When Kelsey was a high school sophomore, she was a leader. Some would call her bossy or pushy, but I knew the minute I met her she was special. She was in Student Council. She was my Civics Club president. She was the vice president of Interact and a member of National Honor Society and in charge of any student organization that fit her interest. She was one huge force of attitude and emotion. High school was not always easy for her. She had big ideas and ambitions, and sometimes people got in her way. It took Kelsey time to learn to work with her peers in a harmonious way; they just didn’t always work at the same pace and she didn’t take disagreement from others well. But, Kelsey was never afraid to take a risk: she was willing to talk about failure because it didn’t scare her. As I got to know her and as she became a junior and a senior, she showed that she had one of the biggest hearts of any student I had ever worked with.
One of the most important things to Kelsey was mentoring younger, strong female student council members. Student council kids are always close. They share a love for school – an only positive-seeing exuberance that not all kids have. In the years that I worked as a student council advisor, I never saw more tears, laughs, loves, or heartaches. However, Kelsey helped define the way these kids worked with one another. She keyed in right away on supporting young women, helping them be the best versions of themselves. There was nothing superficial about it; she developed relationships that lasted long after she walked across the graduation stage and left Lake Havasu for ASU. I know this because one of the young women Kelsey has mentored was my daughter, Zoe, who also shares many of the same bold, bossy, take-the-world-on traits that Kelsey has. Kelsey helped her with college applications and scholarship essays, wiped tears away when college choices didn’t work and welcomed her with open arms to ASU when she made that decision. But it didn’t stop with Zoe. It was lots of students. Kelsey supported kids from afar in so many ways. And from that, Zoe has taken on mentoring younger girls. Zoe, too took on a nurturing role in supporting young girls and now that Zoe is at ASU, I hear from my girls all the time, “I went and saw Zoe at her dorm!” And the legacy has been built.
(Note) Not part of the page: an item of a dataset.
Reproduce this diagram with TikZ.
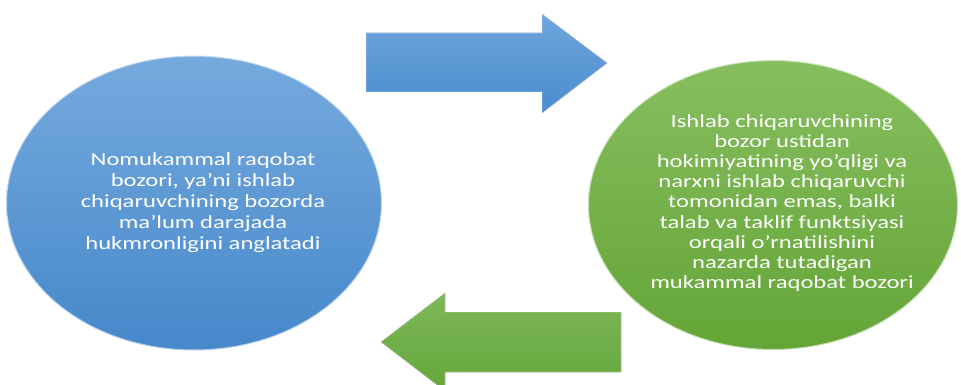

Girls helping girls. These high stress, ambitious girls working to build each other up, not knock each other down. It has been a ripple effect all started with Kelsey who unknowingly has left her legacy of leadership on our school.
Adults work so hard on school culture, but many times our policies and plans overlook the kids who truly are in touch with what is happening each and every day across campus. Another student, Ciella, saw bullying as a problem, and when she was a freshman started an all-girls anti-bullying dance and assembly at our school. We’ve done it for seven years now. And now we are working on ways to make it more inclusive, to support more students. Who knew that students themselves would work to resolve problems in a proactive way?
Another student, Jordan, started our Gay/Straight Alliance, which has now become our Pride Alliance Club as we have more diverse students joining. We just had our first Spirit Day to support LGBTQ youth. One student’s idea for a meeting has turned into a very well-attended after-school club where kids have found a safe place to express themselves. No amount of professional development on supporting diverse students could do for these kids what Jordan did.
Karen graduated college last year. As a senior in high school she would always badger us to make sure we were wearing purple shirts on Friday. Here we are five years after her high school graduation and Purple Shirt Friday is just what we do at our school.
Amanda, a president of National Honor Society so many years ago, began a school wide service project after she had attended a student leadership conference and became inspired. She involved the entire freshmen class to work with NHS to complete some sort of service around our community the day before spring break started. This Day of Service has been passed down many times through many different students, one of them a leader named Ashlee. Ashlee has now come back to our school to teach English and is now the National Honor Society Advisor and the adult leader for Day of Service. So, our student-led legacy has grown up and given us a transformative teacher leader on campus.
Dustin was a student of mine my second year teaching at Lake Havasu High School. He was challenging. He was unengaged. Graduation was around the corner, but I did not know if he was getting there. He ended up graduating and moved away. A decade later he came back into my life when he began working as a life coach and founded a charity I am now a part of. He has come back to our school many times to speak to kids about leadership, giving, hoping. I’ve had students from all different crowds tell me they are inspired to be better versions of themselves after talking with him.
Sometimes students have no plans to make a positive impact on our schools and they just do. We just never know who will be our brightest leaders, so our job as educators is to bring whatever positivity we can to all students without expectation or reservation.
Every student who leaves our doors should leave a mark on our school. Every student should feel like they have the power to make positive impact, no matter how small. Some students will never know about the power only they have to change our hearts and our culture. When we can inspire kids to want to leave a piece of themselves behind in their schools, they will always be tied to us. When we recognize students for the positive changes they make, we in turn change their hearts and inspire others to leave a legacy behind them. Our schools are filled with Kelseys and Dustins and Ashlees, the trick is not to figure out who the kids are with the ideas, but to let all students know their ideas and their hearts matter.